## BEGIN
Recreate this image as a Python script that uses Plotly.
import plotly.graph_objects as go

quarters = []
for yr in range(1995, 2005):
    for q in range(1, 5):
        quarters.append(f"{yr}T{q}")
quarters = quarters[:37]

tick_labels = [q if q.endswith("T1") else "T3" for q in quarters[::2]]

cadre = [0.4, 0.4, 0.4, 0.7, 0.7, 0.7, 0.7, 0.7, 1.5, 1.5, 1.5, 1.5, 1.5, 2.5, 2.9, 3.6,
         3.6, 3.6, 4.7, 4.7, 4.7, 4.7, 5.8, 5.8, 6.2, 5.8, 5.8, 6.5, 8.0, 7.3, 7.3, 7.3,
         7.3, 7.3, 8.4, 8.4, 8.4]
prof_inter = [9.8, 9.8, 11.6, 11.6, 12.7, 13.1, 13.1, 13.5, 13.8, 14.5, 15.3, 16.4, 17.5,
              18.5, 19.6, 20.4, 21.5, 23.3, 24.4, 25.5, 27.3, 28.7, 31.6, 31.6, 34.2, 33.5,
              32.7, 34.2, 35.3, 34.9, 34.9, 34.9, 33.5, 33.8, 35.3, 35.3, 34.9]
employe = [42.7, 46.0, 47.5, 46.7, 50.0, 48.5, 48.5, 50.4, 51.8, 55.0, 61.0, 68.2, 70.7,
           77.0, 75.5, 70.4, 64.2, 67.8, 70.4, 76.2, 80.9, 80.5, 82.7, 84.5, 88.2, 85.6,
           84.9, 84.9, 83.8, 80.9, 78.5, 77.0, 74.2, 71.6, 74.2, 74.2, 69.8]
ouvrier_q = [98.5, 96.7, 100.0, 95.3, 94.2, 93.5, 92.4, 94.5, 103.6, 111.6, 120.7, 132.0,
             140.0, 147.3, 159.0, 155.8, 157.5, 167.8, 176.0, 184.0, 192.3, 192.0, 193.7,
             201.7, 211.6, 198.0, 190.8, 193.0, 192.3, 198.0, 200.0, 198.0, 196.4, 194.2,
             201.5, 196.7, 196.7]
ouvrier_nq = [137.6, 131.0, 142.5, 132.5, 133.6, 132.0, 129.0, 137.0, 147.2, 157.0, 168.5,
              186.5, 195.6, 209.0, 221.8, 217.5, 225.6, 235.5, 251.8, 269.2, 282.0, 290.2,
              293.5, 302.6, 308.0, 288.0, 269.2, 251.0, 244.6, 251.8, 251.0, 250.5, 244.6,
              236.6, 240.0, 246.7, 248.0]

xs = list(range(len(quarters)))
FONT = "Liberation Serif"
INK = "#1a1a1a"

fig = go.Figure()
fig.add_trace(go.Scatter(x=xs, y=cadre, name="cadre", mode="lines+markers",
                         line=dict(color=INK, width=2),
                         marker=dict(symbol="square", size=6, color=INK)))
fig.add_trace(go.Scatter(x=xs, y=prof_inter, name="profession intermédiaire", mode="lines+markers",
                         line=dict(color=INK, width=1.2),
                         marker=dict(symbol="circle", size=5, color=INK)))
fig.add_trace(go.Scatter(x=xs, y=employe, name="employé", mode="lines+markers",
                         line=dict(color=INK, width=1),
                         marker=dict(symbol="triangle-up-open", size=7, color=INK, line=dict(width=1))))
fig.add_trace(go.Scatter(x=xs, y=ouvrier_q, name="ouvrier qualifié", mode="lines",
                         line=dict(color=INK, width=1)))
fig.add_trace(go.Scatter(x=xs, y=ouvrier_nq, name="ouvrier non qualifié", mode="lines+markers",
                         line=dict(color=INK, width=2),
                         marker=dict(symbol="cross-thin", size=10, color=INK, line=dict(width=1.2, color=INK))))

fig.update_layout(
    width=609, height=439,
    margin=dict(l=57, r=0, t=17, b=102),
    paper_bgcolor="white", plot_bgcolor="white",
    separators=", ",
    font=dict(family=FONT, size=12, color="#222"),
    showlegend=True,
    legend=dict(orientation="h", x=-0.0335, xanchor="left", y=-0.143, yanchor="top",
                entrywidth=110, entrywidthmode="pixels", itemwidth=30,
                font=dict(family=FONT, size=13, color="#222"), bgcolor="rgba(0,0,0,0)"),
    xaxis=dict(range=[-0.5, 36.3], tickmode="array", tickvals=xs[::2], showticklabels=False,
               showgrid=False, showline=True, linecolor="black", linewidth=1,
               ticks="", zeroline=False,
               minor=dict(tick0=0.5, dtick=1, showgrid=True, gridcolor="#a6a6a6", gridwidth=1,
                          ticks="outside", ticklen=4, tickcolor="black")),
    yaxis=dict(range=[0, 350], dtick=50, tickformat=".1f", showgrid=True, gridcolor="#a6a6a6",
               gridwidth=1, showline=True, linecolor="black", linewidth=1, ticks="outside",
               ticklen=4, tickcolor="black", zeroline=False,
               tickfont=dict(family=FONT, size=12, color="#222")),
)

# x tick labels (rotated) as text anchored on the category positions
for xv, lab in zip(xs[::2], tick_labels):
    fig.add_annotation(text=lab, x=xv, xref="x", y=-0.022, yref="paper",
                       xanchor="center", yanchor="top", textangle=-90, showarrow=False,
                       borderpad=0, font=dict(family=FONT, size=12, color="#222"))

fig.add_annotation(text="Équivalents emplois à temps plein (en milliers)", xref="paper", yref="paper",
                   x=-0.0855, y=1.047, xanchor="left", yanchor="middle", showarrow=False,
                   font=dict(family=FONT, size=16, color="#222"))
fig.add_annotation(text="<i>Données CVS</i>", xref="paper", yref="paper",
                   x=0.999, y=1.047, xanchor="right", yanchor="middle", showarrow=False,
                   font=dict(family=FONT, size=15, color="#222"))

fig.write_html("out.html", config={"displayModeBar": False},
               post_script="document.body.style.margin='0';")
## END
Repeat, exactly and only, the lines from the beginning of the material through the line that contains "quarters = quarters[:37]".

WRITTEN RESPONSE:
Recreate this image as a Python script that uses Plotly.
import plotly.graph_objects as go

quarters = []
for yr in range(1995, 2005):
    for q in range(1, 5):
        quarters.append(f"{yr}T{q}")
quarters = quarters[:37]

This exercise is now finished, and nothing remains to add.